The task: Pictures excluded, return the lines below from the first through the line holding "1.5)), linewidth=0.7, zorder=1)".

Supplied information:
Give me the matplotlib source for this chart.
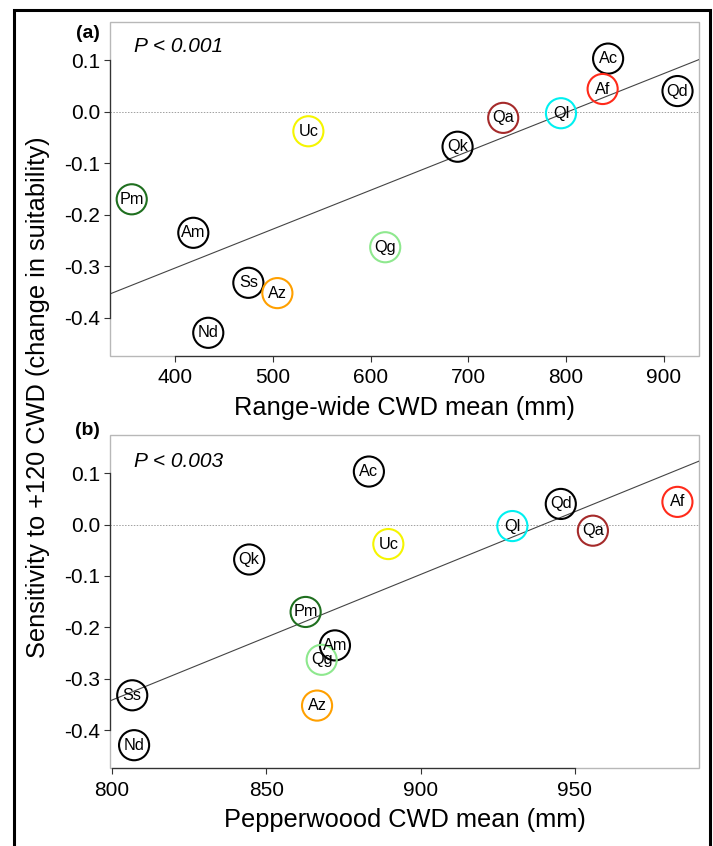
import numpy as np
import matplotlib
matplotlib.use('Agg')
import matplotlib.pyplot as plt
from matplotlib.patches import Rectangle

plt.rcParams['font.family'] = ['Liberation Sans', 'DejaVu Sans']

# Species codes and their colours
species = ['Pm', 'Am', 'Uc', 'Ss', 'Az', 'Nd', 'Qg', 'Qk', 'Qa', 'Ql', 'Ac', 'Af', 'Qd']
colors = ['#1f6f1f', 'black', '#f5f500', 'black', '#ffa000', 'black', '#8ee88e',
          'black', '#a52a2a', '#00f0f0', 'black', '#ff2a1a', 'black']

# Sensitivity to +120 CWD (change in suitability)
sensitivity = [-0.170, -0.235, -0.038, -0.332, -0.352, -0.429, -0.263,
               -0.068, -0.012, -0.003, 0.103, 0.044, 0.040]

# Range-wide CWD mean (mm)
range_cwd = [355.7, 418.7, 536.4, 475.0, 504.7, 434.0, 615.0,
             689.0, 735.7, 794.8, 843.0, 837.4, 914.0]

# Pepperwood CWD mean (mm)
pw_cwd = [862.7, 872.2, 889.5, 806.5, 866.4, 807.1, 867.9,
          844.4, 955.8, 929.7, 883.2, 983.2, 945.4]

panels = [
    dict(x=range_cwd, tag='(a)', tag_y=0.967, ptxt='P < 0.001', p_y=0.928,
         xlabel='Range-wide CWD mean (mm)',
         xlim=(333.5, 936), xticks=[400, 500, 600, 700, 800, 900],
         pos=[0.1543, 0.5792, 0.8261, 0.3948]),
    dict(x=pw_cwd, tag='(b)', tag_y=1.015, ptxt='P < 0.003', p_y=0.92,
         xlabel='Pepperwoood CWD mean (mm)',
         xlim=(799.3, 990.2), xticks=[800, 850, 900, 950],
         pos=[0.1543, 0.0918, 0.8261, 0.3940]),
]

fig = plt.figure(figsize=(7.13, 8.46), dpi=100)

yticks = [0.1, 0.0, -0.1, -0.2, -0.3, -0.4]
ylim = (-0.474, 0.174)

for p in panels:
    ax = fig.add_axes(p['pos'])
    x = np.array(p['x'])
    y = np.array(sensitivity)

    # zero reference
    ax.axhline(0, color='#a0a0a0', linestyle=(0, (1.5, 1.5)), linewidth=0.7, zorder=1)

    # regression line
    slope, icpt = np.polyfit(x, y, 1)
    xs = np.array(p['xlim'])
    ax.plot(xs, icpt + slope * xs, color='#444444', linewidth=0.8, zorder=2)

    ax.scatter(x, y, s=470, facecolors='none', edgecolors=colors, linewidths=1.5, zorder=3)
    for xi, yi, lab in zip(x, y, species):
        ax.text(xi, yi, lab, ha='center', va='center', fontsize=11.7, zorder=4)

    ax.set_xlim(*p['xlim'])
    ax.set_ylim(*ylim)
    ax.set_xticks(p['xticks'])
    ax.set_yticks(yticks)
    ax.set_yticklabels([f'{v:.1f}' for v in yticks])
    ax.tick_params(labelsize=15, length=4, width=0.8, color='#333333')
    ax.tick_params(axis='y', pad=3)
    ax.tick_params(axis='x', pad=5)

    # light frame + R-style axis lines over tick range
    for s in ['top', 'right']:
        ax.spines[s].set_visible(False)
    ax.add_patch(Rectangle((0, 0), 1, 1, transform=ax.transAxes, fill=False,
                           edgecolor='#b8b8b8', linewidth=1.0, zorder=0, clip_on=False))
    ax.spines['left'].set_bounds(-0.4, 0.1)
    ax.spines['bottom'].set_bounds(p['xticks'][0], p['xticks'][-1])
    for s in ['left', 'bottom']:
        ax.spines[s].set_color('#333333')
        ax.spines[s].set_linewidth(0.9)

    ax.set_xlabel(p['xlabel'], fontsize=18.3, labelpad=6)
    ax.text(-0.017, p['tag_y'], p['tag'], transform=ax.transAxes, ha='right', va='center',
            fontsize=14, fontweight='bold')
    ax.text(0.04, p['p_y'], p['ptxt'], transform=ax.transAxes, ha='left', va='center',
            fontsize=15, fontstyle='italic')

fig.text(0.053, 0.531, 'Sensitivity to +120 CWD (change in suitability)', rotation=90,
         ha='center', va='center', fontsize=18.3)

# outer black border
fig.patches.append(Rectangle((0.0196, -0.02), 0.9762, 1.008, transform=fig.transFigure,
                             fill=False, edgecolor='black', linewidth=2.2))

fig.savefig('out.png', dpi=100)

Worked solution:
Give me the matplotlib source for this chart.
import numpy as np
import matplotlib
matplotlib.use('Agg')
import matplotlib.pyplot as plt
from matplotlib.patches import Rectangle

plt.rcParams['font.family'] = ['Liberation Sans', 'DejaVu Sans']

# Species codes and their colours
species = ['Pm', 'Am', 'Uc', 'Ss', 'Az', 'Nd', 'Qg', 'Qk', 'Qa', 'Ql', 'Ac', 'Af', 'Qd']
colors = ['#1f6f1f', 'black', '#f5f500', 'black', '#ffa000', 'black', '#8ee88e',
          'black', '#a52a2a', '#00f0f0', 'black', '#ff2a1a', 'black']

# Sensitivity to +120 CWD (change in suitability)
sensitivity = [-0.170, -0.235, -0.038, -0.332, -0.352, -0.429, -0.263,
               -0.068, -0.012, -0.003, 0.103, 0.044, 0.040]

# Range-wide CWD mean (mm)
range_cwd = [355.7, 418.7, 536.4, 475.0, 504.7, 434.0, 615.0,
             689.0, 735.7, 794.8, 843.0, 837.4, 914.0]

# Pepperwood CWD mean (mm)
pw_cwd = [862.7, 872.2, 889.5, 806.5, 866.4, 807.1, 867.9,
          844.4, 955.8, 929.7, 883.2, 983.2, 945.4]

panels = [
    dict(x=range_cwd, tag='(a)', tag_y=0.967, ptxt='P < 0.001', p_y=0.928,
         xlabel='Range-wide CWD mean (mm)',
         xlim=(333.5, 936), xticks=[400, 500, 600, 700, 800, 900],
         pos=[0.1543, 0.5792, 0.8261, 0.3948]),
    dict(x=pw_cwd, tag='(b)', tag_y=1.015, ptxt='P < 0.003', p_y=0.92,
         xlabel='Pepperwoood CWD mean (mm)',
         xlim=(799.3, 990.2), xticks=[800, 850, 900, 950],
         pos=[0.1543, 0.0918, 0.8261, 0.3940]),
]

fig = plt.figure(figsize=(7.13, 8.46), dpi=100)

yticks = [0.1, 0.0, -0.1, -0.2, -0.3, -0.4]
ylim = (-0.474, 0.174)

for p in panels:
    ax = fig.add_axes(p['pos'])
    x = np.array(p['x'])
    y = np.array(sensitivity)

    # zero reference
    ax.axhline(0, color='#a0a0a0', linestyle=(0, (1.5, 1.5)), linewidth=0.7, zorder=1)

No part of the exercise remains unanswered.